= Kasper Alhoniemi =

Finnish casualty of the Ukrainian war

Kasper Alhoniemi (2000 Tampere – 10 June 2023 Lobkove, Ukraine) was the first Finnish volunteer who fought on the side of Ukraine and fell in the Ukrainian war.
Alhoniemi joined the International Legion established by the Ukrainian Armed Forces at the beginning of the war. In the battles, he participated in, among other things, the liberation of Kharkiv in autumn 2022.

Alhoniemi briefly returned to Finland, but traveled back to Ukraine in April 2023. He joined the special forces under the Ukrainian military intelligence HUR. Two other Finns also served in the same unit. The Ukrainian army awarded Alhoniemi's group with medals for their actions, and he was promoted to group leader.

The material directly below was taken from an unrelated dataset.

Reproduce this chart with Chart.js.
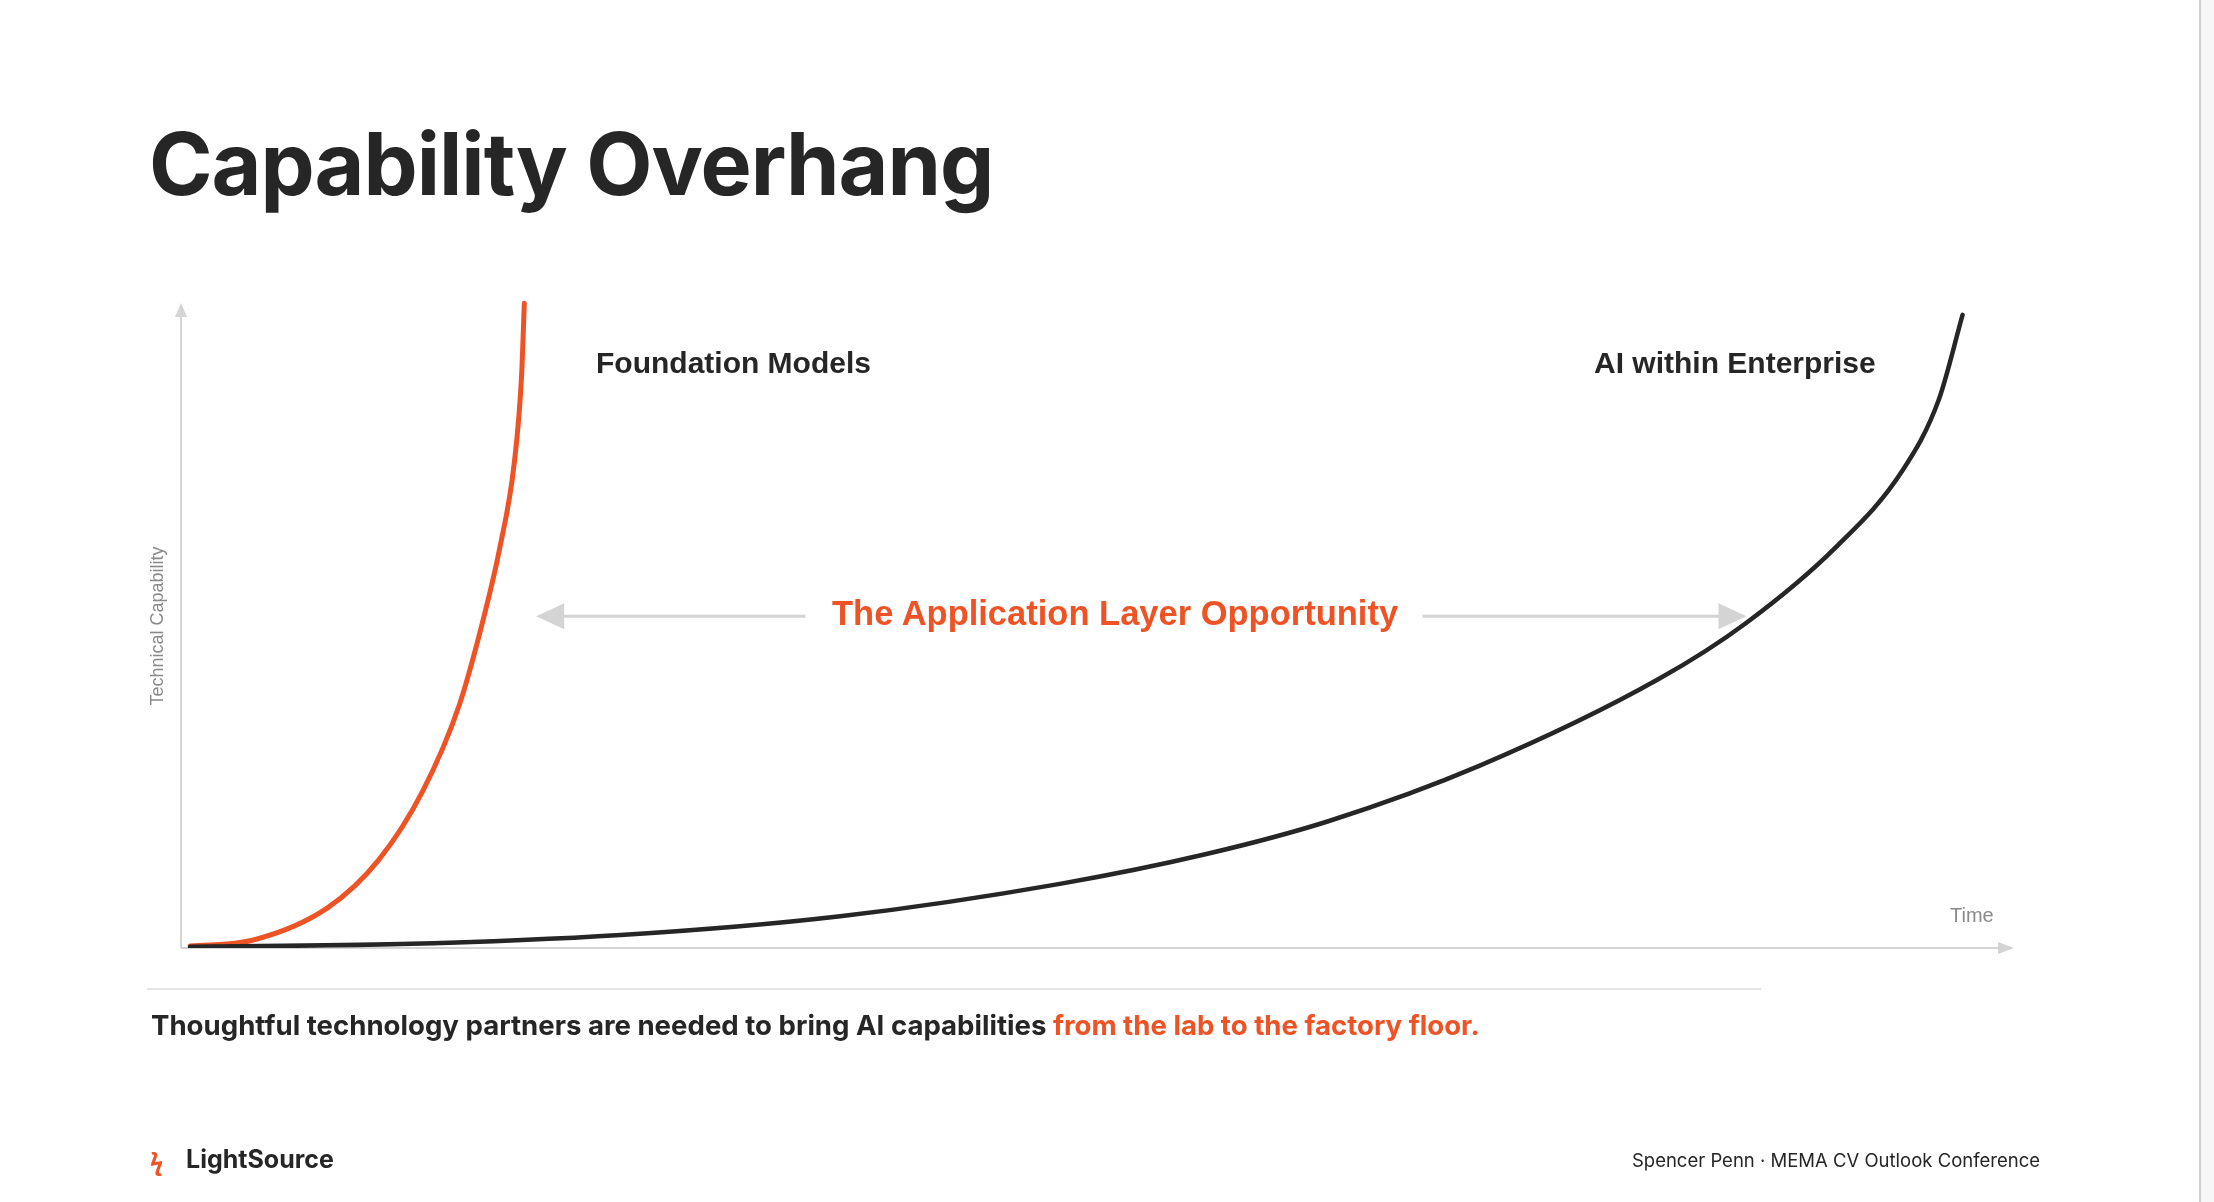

He fell on June 10, 2023, near the village of Lobkove on the Zaporizhzhia front under tank fire. In the same battle, a Ukrainian soldier also fell and several fighters were wounded, including another Finnish volunteer. Alhoniemi was 23 years old when he died. His body could only be retrieved from the area in August. He was transported to Finland in November, when the Finland-Ukraine National Defense Association had managed to organize the transportation through a public fundraiser.

In civilian life, Alhoniemi worked as a machine fitter.